Friday, November 2, 2018

Fiction bears no resemblance to real life

by Lorraine Bartlett / Lorna Barrett / L.L. Bartlett


Halloween is behind us with all its ghoulish motifs. And here I am a mystery author who writes about murders in every book I write. But the sad reality is that murder isn’t fun. It isn’t sanitary. It leaves behind terrible wounds for the survivors.

I know this because … a friend of mine was murdered.

That’s a really chilling thing to have to admit.

My friend was a ci-worker. He was older than me, and single, and back in the day, I’m pretty sure he wanted to seduce me. But…he listened when I said no. He was a man of the world and a lot more worldly than me. But he had daughters, and I was grateful when he didn’t pressure me.

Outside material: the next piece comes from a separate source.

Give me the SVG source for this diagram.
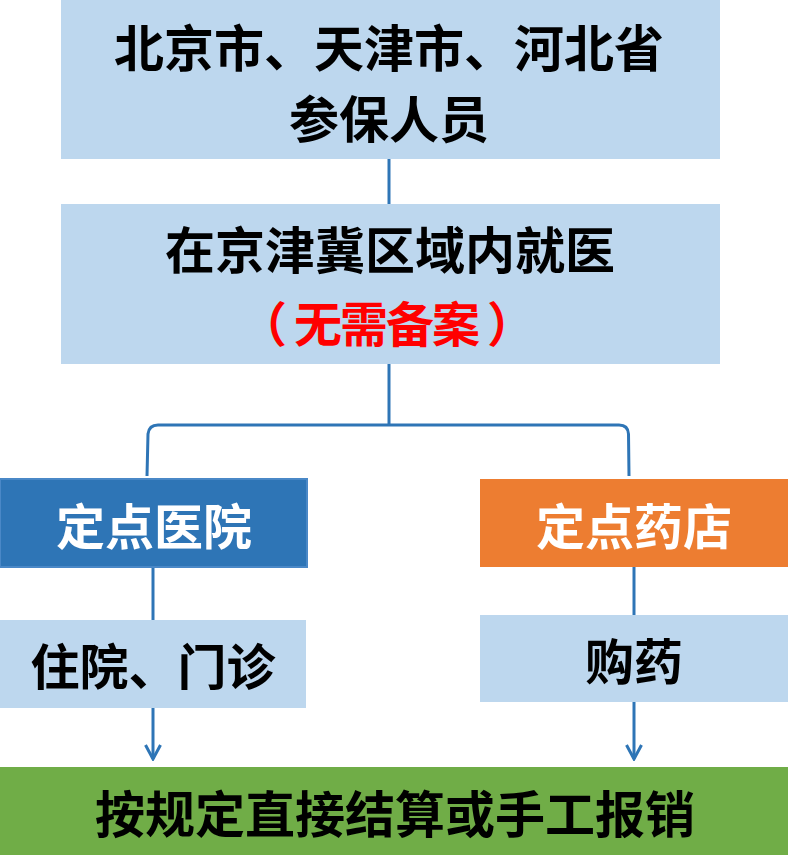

I was married for almost a decade when a mutual friend emailed me and said that our co-worker had died.

Died? My friend was dead?

He had been let go by the company we worked from years before me. (When they finally let me go, I never looked back.)

My friend had a job at a local indie theater. He'd been a gifted photographer, but was working as a projectionist. Late at night he returned to his home in a part of the city that was slowly becoming gentrified and was met in his driveway by a bunch of rowdy teens. When he asked if they would let him get into his drive, they instead pulled him out of his car and beat him near to death. In fact, he died of his injuries a couple of days later—injuries that were inflicted in front of his own home.

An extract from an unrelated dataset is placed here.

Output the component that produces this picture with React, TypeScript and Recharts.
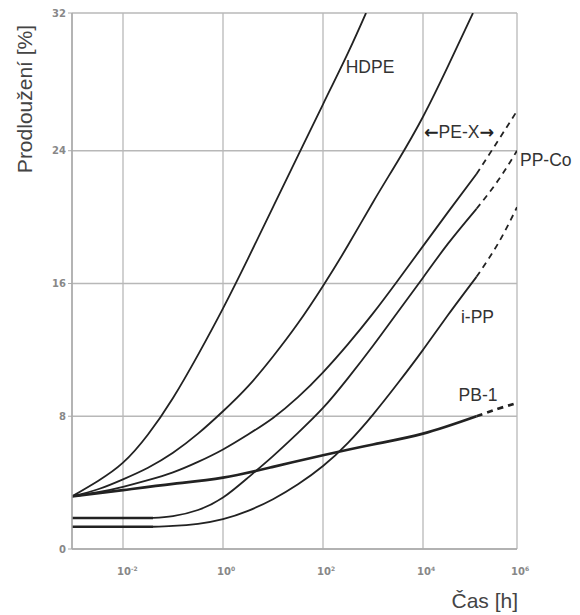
import React from 'react';
import { LineChart, Line, XAxis, YAxis, CartesianGrid, ReferenceDot, Label } from 'recharts';

// x values are log10(time in hours); y values are elongation in %
const X_MIN = -3.02;
const X_MAX = 5.88;
const Y_MAX = 32.3;
const xTicks = [-2, 0, 2, 4, 5.88];
const yTicks = [0, 8, 16, 24, 32.3];

const hdpeX = [-3.02, -2.5, -2, -1.5, -1, -0.5, 0, 0.5, 1, 1.5, 2, 2.5, 2.86];
const hdpeY = [3.17, 4.1, 5.2, 6.9, 9.1, 11.7, 14.5, 17.5, 20.6, 23.7, 26.8, 29.9, 32.3];

const pexAX = [-3.02, -2.5, -2, -1.5, -1, -0.5, 0, 0.5, 1, 1.5, 2, 2.5, 3, 3.5, 4, 4.5, 5.0];
const pexAY = [3.17, 3.6, 4.2, 4.9, 5.8, 6.95, 8.3, 9.8, 11.6, 13.6, 15.85, 18.3, 20.9, 23.4, 26.05, 29.1, 32.3];

const pexBX = [-3.02, -2.5, -2, -1.5, -1, -0.5, 0, 0.5, 1, 1.5, 2, 2.5, 3, 3.5, 4, 4.5, 5.07];
const pexBY = [3.17, 3.42, 3.75, 4.15, 4.62, 5.25, 6.0, 6.9, 7.9, 9.15, 10.65, 12.35, 14.2, 16.2, 18.25, 20.3, 22.6];
const pexBDashX = [5.07, 5.5, 5.88];
const pexBDashY = [22.6, 24.6, 26.4];

const ppcoFlatX = [-3.02, -1.4];
const ppcoFlatY = [1.87, 1.87];
const ppcoX = [-1.4, -1, -0.5, 0, 0.5, 1, 1.5, 2, 2.5, 3, 3.5, 4, 4.5, 5.07];
const ppcoY = [1.87, 1.98, 2.35, 3.1, 4.3, 5.6, 7.0, 8.5, 10.3, 12.25, 14.3, 16.35, 18.4, 20.5];
const ppcoDashX = [5.07, 5.5, 5.88];
const ppcoDashY = [20.5, 22.2, 24.0];

const ippFlatX = [-3.02, -1.4];
const ippFlatY = [1.34, 1.34];
const ippX = [-1.4, -1, -0.5, 0, 0.5, 1, 1.5, 2, 2.5, 3, 3.5, 4, 4.5, 5.07];
const ippY = [1.34, 1.39, 1.52, 1.8, 2.3, 3.0, 3.9, 5.0, 6.4, 8.1, 10.0, 12.0, 14.1, 16.4];
const ippDashX = [5.07, 5.5, 5.88];
const ippDashY = [16.4, 18.4, 20.6];

const pb1X = [-3.02, -2, -1, 0, 1, 2, 3, 4, 5.07];
const pb1Y = [3.17, 3.55, 3.92, 4.3, 4.95, 5.65, 6.3, 6.95, 8.0];
const pb1DashX = [5.07, 5.5, 5.88];
const pb1DashY = [8.0, 8.45, 8.8];

const seriesLabels = [
  { text: 'HDPE', x: 2.94, y: 29.05, anchor: 'middle' },
  { text: 'PE-X', x: 4.72, y: 25.15, anchor: 'middle', arrows: true },
  { text: 'PP-Co', x: 5.94, y: 23.44, anchor: 'start' },
  { text: 'i-PP', x: 5.09, y: 14.0, anchor: 'middle' },
  { text: 'PB-1', x: 5.1, y: 9.28, anchor: 'middle' },
];

const pts = (xs: number[], ys: number[]) => xs.map((x, i) => ({ x, y: ys[i] }));

const INK = '#222';
const GRID = '#b8b8b8';
const LABEL_FONT = '"Liberation Sans", Arial, sans-serif';

const XTick = (props: any) => {
  const { x, y, payload } = props;
  const exp = Math.round(payload.value);
  return (
    <text x={x - 6} y={y + 18} fontSize={10} fontWeight="bold" fill="#888" fontFamily='"DejaVu Sans", sans-serif'>
      <tspan>10</tspan>
      <tspan dy={-4} fontSize={6}>{exp}</tspan>
    </text>
  );
};

const SeriesLabel = (props: any) => {
  const { viewBox, text, anchor, arrows } = props;
  const cx = viewBox.x + viewBox.width / 2;
  const cy = viewBox.y + viewBox.height / 2;
  return (
    <text x={cx} y={cy} textAnchor={anchor} dominantBaseline="central" fontSize={17.5} fill="#333" fontFamily={LABEL_FONT}>
      {arrows ? (
        <>
          <tspan fontFamily='"DejaVu Sans", sans-serif' fontWeight="bold" fill="#222">{'\u2190'}</tspan>
          <tspan>{text}</tspan>
          <tspan fontFamily='"DejaVu Sans", sans-serif' fontWeight="bold" fill="#222">{'\u2192'}</tspan>
        </>
      ) : (
        text
      )}
    </text>
  );
};

export default function App() {
  const solid = (key: string, data: any[], width = 1.8) => (
    <Line key={key} data={data} dataKey="y" type="natural" stroke={INK} strokeWidth={width} dot={false} isAnimationActive={false} />
  );
  const dashed = (key: string, data: any[], width = 1.8) => (
    <Line key={key} data={data} dataKey="y" type="natural" stroke={INK} strokeWidth={width} strokeDasharray="6 5" dot={false} isAnimationActive={false} />
  );
  return (
    <LineChart width={564} height={605} margin={{ top: 5, right: 55, bottom: 34, left: 0 }}>
      <CartesianGrid stroke={GRID} strokeWidth={1.3} />
      <XAxis
        type="number"
        dataKey="x"
        domain={[X_MIN, X_MAX]}
        ticks={xTicks}
        allowDataOverflow
        tick={<XTick />}
        tickLine={false}
        axisLine={{ stroke: '#aaa', strokeWidth: 1.5 }}
        height={30}
      >
        <Label
          content={() => (
            <text x={510} y={592} textAnchor="end" dominantBaseline="central" fontSize={21} fill="#444" fontFamily={LABEL_FONT}>
              Čas [h]
            </text>
          )}
        />
      </XAxis>
      <YAxis
        type="number"
        domain={[0, Y_MAX]}
        ticks={yTicks}
        allowDataOverflow
        width={64}
        tickFormatter={(v: number) => String(Math.round(v))}
        tick={{ fontSize: 10, fontWeight: 'bold', fill: '#888', fontFamily: '"DejaVu Sans", sans-serif' }}
        tickSize={4}
        tickMargin={2}
        tickLine={{ stroke: '#aaa' }}
        axisLine={{ stroke: '#aaa', strokeWidth: 1.5 }}
      >
        <Label
          content={() => (
            <text transform="translate(16,91) rotate(-90)" x={0} y={0} textAnchor="middle" dominantBaseline="central" fontSize={21} fill="#444" fontFamily={LABEL_FONT}>
              Prodloužení [%]
            </text>
          )}
        />
      </YAxis>

      {solid('hdpe', pts(hdpeX, hdpeY))}
      {solid('pexA', pts(pexAX, pexAY))}
      {solid('pexB', pts(pexBX, pexBY))}
      {dashed('pexBd', pts(pexBDashX, pexBDashY))}
      {solid('ppcoF', pts(ppcoFlatX, ppcoFlatY), 2.6)}
      {solid('ppco', pts(ppcoX, ppcoY))}
      {dashed('ppcoD', pts(ppcoDashX, ppcoDashY))}
      {solid('ippF', pts(ippFlatX, ippFlatY), 2.6)}
      {solid('ipp', pts(ippX, ippY))}
      {dashed('ippD', pts(ippDashX, ippDashY))}
      {solid('pb1', pts(pb1X, pb1Y), 2.7)}
      {dashed('pb1D', pts(pb1DashX, pb1DashY), 2.7)}

      {seriesLabels.map((l) => (
        <ReferenceDot
          key={l.text}
          x={l.x}
          y={l.y}
          r={0}
          fill="none"
          stroke="none"
          ifOverflow="visible"
          label={<SeriesLabel text={l.text} anchor={l.anchor} arrows={l.arrows} />}
        />
      ))}
    </LineChart>
  );
}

The perpetrators were never brought to justice.

How does that make me, as a murder mystery author feel? Pretty awful.

His death is why I strive to make sure that all the perpetrators in the stories I write are brought to justice. Sadly, that never happened for my friend and co-worker. That’s real life.

Maybe I’m a fool to believe that justice will always prevail. For the sake of my friend, I sure hope so.